Romani girls and women might play instruments at home but they have rarely done so in public. By contrast, Hungary’s Rajkó Ensemble encouraged female talent: there were usually several girls in each subgroup of about 15 to 18 players.
Although the role of girls and young women was unusual given the musical genre pursued by the ensemble, it fit well with the Communist government’s goal of mobilising women as workers. The early women’s movement in Eastern and Central Europe and Russia in the early twentieth century advocated a model set of principles and programmes to facilitate women’s employment, including childcare centres and paid maternity leave.
The Soviet Union implemented many of these measures; and even if the reality did not live up to the ideal, it was assumed that both men and women would work outside the home and that, in theory, their work made them equal. Post-war Hungary adopted similar principles, and the number of female workers in Hungary nearly quadrupled between 1948 and the end of 1953. Furthermore, women were to be more integrated into education at all levels to allow equality of opportunity. At the same time, there was an effort to assimilate Roma into the Hungarian proletariat. In the Rajkó Ensemble, we can observe the intersection of these aims.

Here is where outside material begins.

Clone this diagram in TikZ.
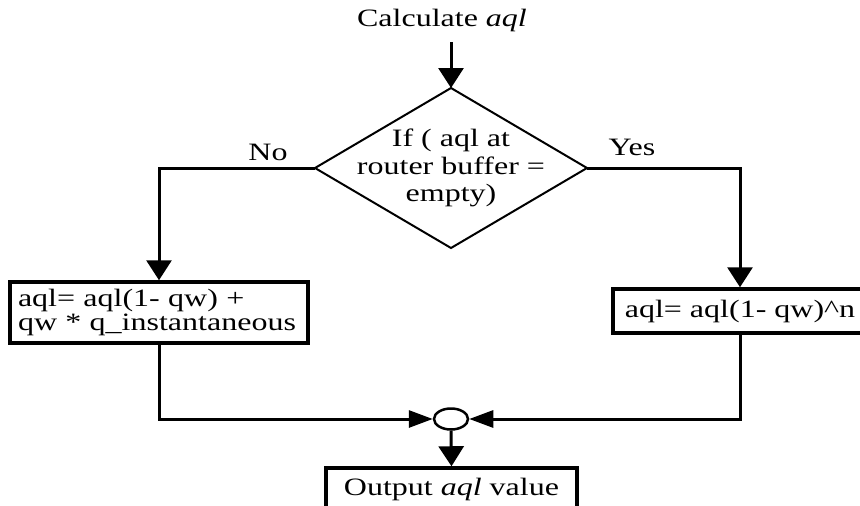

While male Hungarian Romani musicians are fairly well represented in the public sphere, the work of female Romani musicians is often overlooked. RomArchive explores the gender dynamics of the Rajkó Ensemble and professional Romani musicians through exhibits on four former members whose tenures in the ensemble span its state-socialist period: Zsuzsa Horváth, who joined the Rajkó in the 1950s; Mariánn Lakatos, who joined in the 1960s; Erzébet Katona, who joined in the 1970s; and Edit Németh, who joined in the 1980s.